The following post comes to us from Cory Cassell, Shawn Huang, Juan Manuel Sanchez, and Michael Stuart, all of the Department of Accounting at the University of Arkansas.

In the paper, Seeking Safety: The Relation Between CEO Inside Debt Holdings and the Riskiness of Firm Investment and Financial Policies, forthcoming in the Journal of Financial Economics, we investigate whether CEOs with large inside debt holdings protect the value of their holdings by implementing less risky investment and financial policies. The recent near-collapse of global financial markets led to renewed scrutiny of executive compensation practices by journalists, academicians, politicians, and regulators.  Much of the scrutiny focused on alleged excesses in the compensation packages of the executives deemed (at least partially) responsible for the economic turmoil (e.g., Karaian, 2008; Rappeport, 2008; McCann, 2009).
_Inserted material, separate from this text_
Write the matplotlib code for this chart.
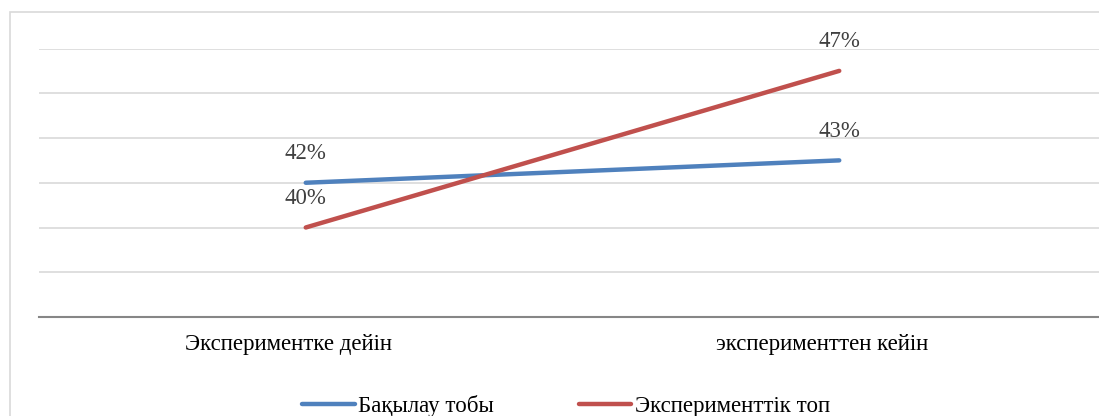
import matplotlib
matplotlib.use("Agg")
import matplotlib.pyplot as plt
from matplotlib.patches import Rectangle
from matplotlib.transforms import ScaledTranslation

categories = ["Экспериментке дейін", "эксперименттен кейін"]
control = [42, 43]
experimental = [40, 47]
series_names = ["Бақылау тобы", "Эксперименттік топ"]
y_ticks = [36, 38, 40, 42, 44, 46, 48]

W, H = 1099, 416
fig = plt.figure(figsize=(W / 100, H / 100), dpi=100)
plt.rcParams["font.family"] = ["Liberation Serif", "DejaVu Serif"]
FS = 16.5

left, right = 39 / W, 1106 / W
bottom, top = 1 - 317 / H, 1 - 48.5 / H
ax = fig.add_axes([left, bottom, right - left, top - bottom])

x = list(range(len(categories)))
c_blue = "#4f81bd"
c_red = "#c0504d"
l1, = ax.plot(x, control, color=c_blue, lw=3.2, solid_capstyle="round", label=series_names[0], zorder=3)
l2, = ax.plot(x, experimental, color=c_red, lw=3.2, solid_capstyle="round", label=series_names[1], zorder=3)

for xi, v in zip(x, control):
    ax.annotate(f"{v}%", (xi, v), xytext=(0, 21.0), textcoords="offset points",
                ha="center", va="center", fontsize=FS, color="#404040")
for xi, v in zip(x, experimental):
    ax.annotate(f"{v}%", (xi, v), xytext=(0, 21.0), textcoords="offset points",
                ha="center", va="center", fontsize=FS, color="#404040")

ax.set_xlim(-0.5, len(categories) - 0.5)
ax.set_ylim(y_ticks[0], y_ticks[-1])
ax.set_yticks(y_ticks)
ax.set_yticklabels([])
ax.tick_params(axis="y", length=0)
ax.set_xticks(x)
ax.set_xticklabels(categories, fontsize=FS, color="#000000")
ax.tick_params(axis="x", length=0, pad=12)
offset = ScaledTranslation(-17 / 100, 0, fig.dpi_scale_trans)
for lab in ax.get_xticklabels():
    lab.set_transform(lab.get_transform() + offset)

ax.grid(axis="y", color="#d9d9d9", lw=1.2)
ax.set_axisbelow(True)
for s in ["top", "right", "left"]:
    ax.spines[s].set_visible(False)
ax.spines["bottom"].set_color("#868686")
ax.spines["bottom"].set_linewidth(1.5)
ax.spines["bottom"].set_zorder(2)

fig.patches.append(Rectangle((9.5 / W, -0.1), 1.2, 1 - 12 / H + 0.1, transform=fig.transFigure,
                             fill=False, edgecolor="#d9d9d9", lw=1.2))

fig.legend(handles=[l1, l2], loc="center", bbox_to_anchor=(566 / W, 1 - 406 / H), ncol=2,
           frameon=False, fontsize=FS, handlelength=2.3, handletextpad=0.15, columnspacing=3.7,
           borderpad=0, borderaxespad=0)

fig.savefig("out.png", dpi=100)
However, the financial crisis also highlighted the vulnerability of certain components of firm-specific executive wealth during times of financial distress as several prominent chief executive officers (CEOs) surrendered significant portions of their inside debt holdings (pension benefits and/or deferred compensation) when their firms failed during the crisis. Inside debt holdings are at risk because they generally represent unsecured and unfunded liabilities of the firm, rendering these executive holdings sensitive to default risk similar to that faced by other outside creditors (Sundaram and Yermack, 2007; Edmans and Liu, 2011).